• _Problem to solve_:
Transcribe all of the material below word for word and leave out its pictures.

(Source code of charts)
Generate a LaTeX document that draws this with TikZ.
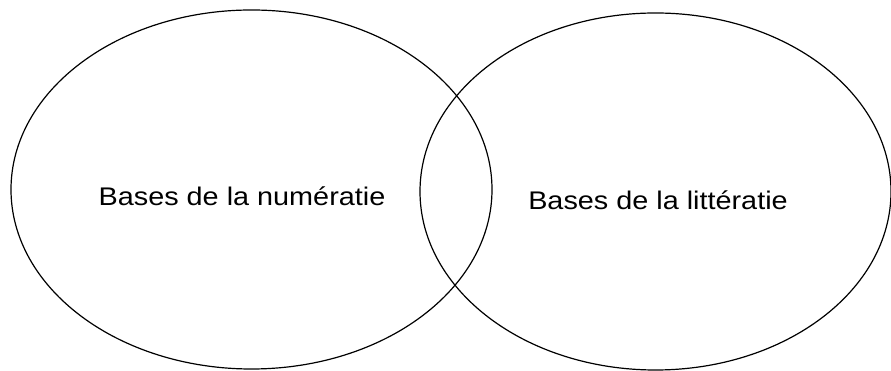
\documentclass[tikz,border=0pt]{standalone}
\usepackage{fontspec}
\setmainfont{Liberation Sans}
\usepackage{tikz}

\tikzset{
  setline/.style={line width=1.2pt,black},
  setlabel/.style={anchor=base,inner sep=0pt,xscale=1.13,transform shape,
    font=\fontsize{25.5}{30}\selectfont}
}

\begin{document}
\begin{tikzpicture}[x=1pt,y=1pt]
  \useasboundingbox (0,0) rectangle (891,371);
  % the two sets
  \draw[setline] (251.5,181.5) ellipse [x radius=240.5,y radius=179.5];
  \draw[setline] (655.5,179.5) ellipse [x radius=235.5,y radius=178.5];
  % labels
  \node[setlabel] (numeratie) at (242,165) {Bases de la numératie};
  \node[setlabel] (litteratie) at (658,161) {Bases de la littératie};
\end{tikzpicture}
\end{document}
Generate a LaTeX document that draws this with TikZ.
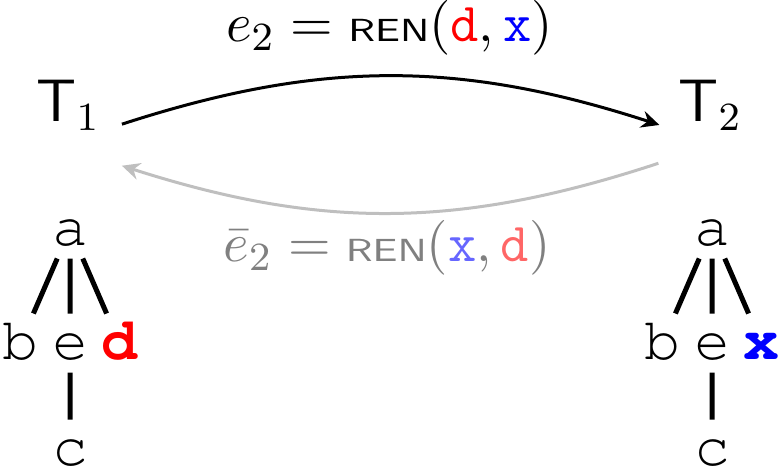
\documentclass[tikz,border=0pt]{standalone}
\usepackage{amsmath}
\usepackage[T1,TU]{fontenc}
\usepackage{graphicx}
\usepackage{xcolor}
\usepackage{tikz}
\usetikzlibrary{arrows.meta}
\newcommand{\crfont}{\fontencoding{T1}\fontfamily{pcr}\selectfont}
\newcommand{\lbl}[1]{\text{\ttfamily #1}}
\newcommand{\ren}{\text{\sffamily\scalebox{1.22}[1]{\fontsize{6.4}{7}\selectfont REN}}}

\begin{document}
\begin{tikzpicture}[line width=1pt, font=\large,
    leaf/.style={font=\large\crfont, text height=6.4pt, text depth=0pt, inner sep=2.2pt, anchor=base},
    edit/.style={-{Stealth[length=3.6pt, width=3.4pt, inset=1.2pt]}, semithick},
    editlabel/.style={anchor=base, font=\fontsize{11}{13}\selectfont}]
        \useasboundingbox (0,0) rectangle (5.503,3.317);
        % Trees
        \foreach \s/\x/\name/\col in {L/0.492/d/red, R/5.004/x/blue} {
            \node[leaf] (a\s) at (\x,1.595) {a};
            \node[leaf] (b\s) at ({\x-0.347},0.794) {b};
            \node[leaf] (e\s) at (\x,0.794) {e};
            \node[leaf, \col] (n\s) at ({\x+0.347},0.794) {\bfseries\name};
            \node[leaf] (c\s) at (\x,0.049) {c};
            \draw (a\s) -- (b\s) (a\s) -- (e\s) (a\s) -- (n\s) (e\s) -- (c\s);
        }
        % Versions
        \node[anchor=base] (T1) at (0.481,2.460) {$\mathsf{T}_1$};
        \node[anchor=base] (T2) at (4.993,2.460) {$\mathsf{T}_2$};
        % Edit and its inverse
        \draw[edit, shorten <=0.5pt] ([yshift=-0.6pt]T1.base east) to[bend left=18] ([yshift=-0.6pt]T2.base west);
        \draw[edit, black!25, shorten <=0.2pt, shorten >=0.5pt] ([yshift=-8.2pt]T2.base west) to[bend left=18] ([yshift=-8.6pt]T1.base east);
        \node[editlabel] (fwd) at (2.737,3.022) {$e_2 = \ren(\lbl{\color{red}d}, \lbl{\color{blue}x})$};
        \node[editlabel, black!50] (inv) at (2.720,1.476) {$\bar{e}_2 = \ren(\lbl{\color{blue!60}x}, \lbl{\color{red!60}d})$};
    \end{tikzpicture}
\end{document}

• _Written solution_:
Generate a LaTeX document that draws this with TikZ.
\documentclass[tikz,border=0pt]{standalone}
\usepackage{fontspec}
\setmainfont{Liberation Sans}
\usepackage{tikz}

\tikzset{
  setline/.style={line width=1.2pt,black},
  setlabel/.style={anchor=base,inner sep=0pt,xscale=1.13,transform shape,
    font=\fontsize{25.5}{30}\selectfont}
}

\begin{document}
\begin{tikzpicture}[x=1pt,y=1pt]
  \useasboundingbox (0,0) rectangle (891,371);
  % the two sets
  \draw[setline] (251.5,181.5) ellipse [x radius=240.5,y radius=179.5];
  \draw[setline] (655.5,179.5) ellipse [x radius=235.5,y radius=178.5];
  % labels
  \node[setlabel] (numeratie) at (242,165) {Bases de la numératie};
  \node[setlabel] (litteratie) at (658,161) {Bases de la littératie};
\end{tikzpicture}
\end{document}
Generate a LaTeX document that draws this with TikZ.
\documentclass[tikz,border=0pt]{standalone}
\usepackage{amsmath}
\usepackage[T1,TU]{fontenc}
\usepackage{graphicx}
\usepackage{xcolor}
\usepackage{tikz}
\usetikzlibrary{arrows.meta}
\newcommand{\crfont}{\fontencoding{T1}\fontfamily{pcr}\selectfont}
\newcommand{\lbl}[1]{\text{\ttfamily #1}}
\newcommand{\ren}{\text{\sffamily\scalebox{1.22}[1]{\fontsize{6.4}{7}\selectfont REN}}}

\begin{document}
\begin{tikzpicture}[line width=1pt, font=\large,
    leaf/.style={font=\large\crfont, text height=6.4pt, text depth=0pt, inner sep=2.2pt, anchor=base},
    edit/.style={-{Stealth[length=3.6pt, width=3.4pt, inset=1.2pt]}, semithick},
    editlabel/.style={anchor=base, font=\fontsize{11}{13}\selectfont}]
        \useasboundingbox (0,0) rectangle (5.503,3.317);
        % Trees
        \foreach \s/\x/\name/\col in {L/0.492/d/red, R/5.004/x/blue} {
            \node[leaf] (a\s) at (\x,1.595) {a};
            \node[leaf] (b\s) at ({\x-0.347},0.794) {b};
            \node[leaf] (e\s) at (\x,0.794) {e};
            \node[leaf, \col] (n\s) at ({\x+0.347},0.794) {\bfseries\name};
            \node[leaf] (c\s) at (\x,0.049) {c};
            \draw (a\s) -- (b\s) (a\s) -- (e\s) (a\s) -- (n\s) (e\s) -- (c\s);
        }
        % Versions
        \node[anchor=base] (T1) at (0.481,2.460) {$\mathsf{T}_1$};
        \node[anchor=base] (T2) at (4.993,2.460) {$\mathsf{T}_2$};
        % Edit and its inverse
        \draw[edit, shorten <=0.5pt] ([yshift=-0.6pt]T1.base east) to[bend left=18] ([yshift=-0.6pt]T2.base west);
        \draw[edit, black!25, shorten <=0.2pt, shorten >=0.5pt] ([yshift=-8.2pt]T2.base west) to[bend left=18] ([yshift=-8.6pt]T1.base east);
        \node[editlabel] (fwd) at (2.737,3.022) {$e_2 = \ren(\lbl{\color{red}d}, \lbl{\color{blue}x})$};
        \node[editlabel, black!50] (inv) at (2.720,1.476) {$\bar{e}_2 = \ren(\lbl{\color{blue!60}x}, \lbl{\color{red!60}d})$};
    \end{tikzpicture}
\end{document}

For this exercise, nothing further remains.